### [TASK OBJECTIVE]
In the listing below, count each line containing "this" and answer with the count only.

[Plotting code records]
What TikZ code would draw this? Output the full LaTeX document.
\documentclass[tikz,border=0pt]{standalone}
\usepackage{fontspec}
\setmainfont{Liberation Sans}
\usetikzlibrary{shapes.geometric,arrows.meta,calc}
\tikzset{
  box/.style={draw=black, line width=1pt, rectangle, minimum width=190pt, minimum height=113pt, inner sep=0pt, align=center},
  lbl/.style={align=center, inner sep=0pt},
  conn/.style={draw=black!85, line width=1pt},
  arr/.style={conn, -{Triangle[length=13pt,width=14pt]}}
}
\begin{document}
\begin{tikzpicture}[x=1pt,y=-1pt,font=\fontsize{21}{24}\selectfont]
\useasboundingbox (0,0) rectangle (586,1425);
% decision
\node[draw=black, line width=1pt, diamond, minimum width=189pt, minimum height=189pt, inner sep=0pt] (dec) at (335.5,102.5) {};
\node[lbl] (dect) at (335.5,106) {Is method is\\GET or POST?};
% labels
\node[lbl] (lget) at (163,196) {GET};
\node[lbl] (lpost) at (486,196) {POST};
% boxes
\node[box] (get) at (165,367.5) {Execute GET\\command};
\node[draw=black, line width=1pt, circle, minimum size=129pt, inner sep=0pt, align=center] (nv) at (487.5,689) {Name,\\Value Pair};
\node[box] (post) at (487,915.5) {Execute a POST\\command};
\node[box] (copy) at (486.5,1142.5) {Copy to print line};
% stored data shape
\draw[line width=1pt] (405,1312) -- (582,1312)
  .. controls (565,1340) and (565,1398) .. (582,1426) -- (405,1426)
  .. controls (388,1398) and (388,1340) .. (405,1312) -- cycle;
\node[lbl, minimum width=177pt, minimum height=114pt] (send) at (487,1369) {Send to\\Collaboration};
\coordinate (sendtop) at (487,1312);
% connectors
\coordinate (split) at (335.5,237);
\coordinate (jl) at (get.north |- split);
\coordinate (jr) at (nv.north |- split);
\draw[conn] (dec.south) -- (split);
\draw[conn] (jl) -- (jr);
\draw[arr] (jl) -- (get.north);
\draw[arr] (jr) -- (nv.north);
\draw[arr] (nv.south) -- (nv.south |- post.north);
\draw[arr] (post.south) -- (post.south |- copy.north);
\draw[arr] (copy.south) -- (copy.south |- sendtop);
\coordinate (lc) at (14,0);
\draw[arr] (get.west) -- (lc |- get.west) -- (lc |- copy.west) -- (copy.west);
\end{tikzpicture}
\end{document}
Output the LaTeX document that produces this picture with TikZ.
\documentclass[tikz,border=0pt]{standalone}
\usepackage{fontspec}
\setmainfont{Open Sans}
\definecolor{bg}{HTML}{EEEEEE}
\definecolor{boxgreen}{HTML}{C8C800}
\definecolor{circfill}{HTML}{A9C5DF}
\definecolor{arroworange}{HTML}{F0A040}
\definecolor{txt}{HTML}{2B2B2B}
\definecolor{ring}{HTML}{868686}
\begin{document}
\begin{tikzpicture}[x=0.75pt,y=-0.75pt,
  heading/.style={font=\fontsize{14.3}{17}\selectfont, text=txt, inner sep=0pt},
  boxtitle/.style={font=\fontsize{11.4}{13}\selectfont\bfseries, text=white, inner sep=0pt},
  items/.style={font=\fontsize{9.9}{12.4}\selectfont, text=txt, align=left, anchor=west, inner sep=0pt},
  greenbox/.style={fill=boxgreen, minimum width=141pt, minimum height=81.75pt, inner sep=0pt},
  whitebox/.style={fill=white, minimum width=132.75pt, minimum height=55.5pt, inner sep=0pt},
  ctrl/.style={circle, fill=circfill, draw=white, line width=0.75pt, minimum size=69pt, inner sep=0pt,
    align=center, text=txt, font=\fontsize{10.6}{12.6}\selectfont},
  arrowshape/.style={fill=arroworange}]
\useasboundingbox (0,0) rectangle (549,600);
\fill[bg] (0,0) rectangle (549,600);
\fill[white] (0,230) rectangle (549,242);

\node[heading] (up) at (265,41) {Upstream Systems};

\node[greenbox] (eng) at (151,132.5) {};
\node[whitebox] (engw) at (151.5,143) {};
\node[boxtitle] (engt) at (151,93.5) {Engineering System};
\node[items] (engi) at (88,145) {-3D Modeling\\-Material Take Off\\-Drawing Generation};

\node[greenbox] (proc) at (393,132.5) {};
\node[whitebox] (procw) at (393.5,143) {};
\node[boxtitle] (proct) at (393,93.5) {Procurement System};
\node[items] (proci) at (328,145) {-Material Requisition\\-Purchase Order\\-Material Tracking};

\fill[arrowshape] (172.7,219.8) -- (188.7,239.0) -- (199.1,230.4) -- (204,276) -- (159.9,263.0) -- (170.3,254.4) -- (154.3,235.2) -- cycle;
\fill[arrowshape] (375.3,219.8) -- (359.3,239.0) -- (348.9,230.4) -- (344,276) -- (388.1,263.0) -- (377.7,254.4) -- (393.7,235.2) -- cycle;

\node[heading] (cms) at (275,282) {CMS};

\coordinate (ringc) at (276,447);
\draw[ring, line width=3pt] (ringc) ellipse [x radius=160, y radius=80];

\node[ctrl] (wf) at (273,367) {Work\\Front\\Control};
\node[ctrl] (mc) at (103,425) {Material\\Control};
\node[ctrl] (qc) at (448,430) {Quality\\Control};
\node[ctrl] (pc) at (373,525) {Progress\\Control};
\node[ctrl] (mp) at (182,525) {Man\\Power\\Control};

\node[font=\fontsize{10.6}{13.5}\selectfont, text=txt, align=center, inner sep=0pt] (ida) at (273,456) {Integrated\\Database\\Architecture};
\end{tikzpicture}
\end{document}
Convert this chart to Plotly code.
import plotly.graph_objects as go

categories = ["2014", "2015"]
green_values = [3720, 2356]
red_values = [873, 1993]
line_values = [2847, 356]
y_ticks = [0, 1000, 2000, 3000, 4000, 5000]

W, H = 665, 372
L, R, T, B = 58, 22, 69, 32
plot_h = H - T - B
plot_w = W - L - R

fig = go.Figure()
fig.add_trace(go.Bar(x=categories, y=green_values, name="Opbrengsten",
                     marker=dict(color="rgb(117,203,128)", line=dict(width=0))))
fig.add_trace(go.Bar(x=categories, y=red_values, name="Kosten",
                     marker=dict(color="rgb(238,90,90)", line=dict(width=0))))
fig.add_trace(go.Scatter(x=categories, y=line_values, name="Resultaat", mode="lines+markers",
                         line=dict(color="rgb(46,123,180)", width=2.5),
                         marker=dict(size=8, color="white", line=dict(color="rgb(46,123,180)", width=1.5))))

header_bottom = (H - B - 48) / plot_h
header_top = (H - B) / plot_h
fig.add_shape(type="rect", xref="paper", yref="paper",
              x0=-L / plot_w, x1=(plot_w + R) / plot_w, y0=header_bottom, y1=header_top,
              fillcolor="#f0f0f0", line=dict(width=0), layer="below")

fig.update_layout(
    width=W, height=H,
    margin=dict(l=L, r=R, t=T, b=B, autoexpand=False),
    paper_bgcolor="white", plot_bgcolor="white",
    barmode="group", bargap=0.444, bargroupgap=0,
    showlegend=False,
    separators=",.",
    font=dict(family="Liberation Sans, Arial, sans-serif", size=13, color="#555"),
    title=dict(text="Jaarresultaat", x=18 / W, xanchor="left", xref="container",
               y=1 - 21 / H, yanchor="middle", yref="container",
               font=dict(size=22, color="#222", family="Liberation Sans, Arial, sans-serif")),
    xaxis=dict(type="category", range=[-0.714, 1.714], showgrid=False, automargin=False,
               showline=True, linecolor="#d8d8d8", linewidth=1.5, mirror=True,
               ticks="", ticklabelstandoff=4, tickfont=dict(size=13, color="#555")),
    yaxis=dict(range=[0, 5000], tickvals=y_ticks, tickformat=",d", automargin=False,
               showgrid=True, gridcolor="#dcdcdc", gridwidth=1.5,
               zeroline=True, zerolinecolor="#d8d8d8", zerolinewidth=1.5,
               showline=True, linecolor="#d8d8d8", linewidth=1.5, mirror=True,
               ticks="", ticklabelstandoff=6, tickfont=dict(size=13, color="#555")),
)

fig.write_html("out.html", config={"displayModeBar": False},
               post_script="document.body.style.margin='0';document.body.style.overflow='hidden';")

### [RESULT]
3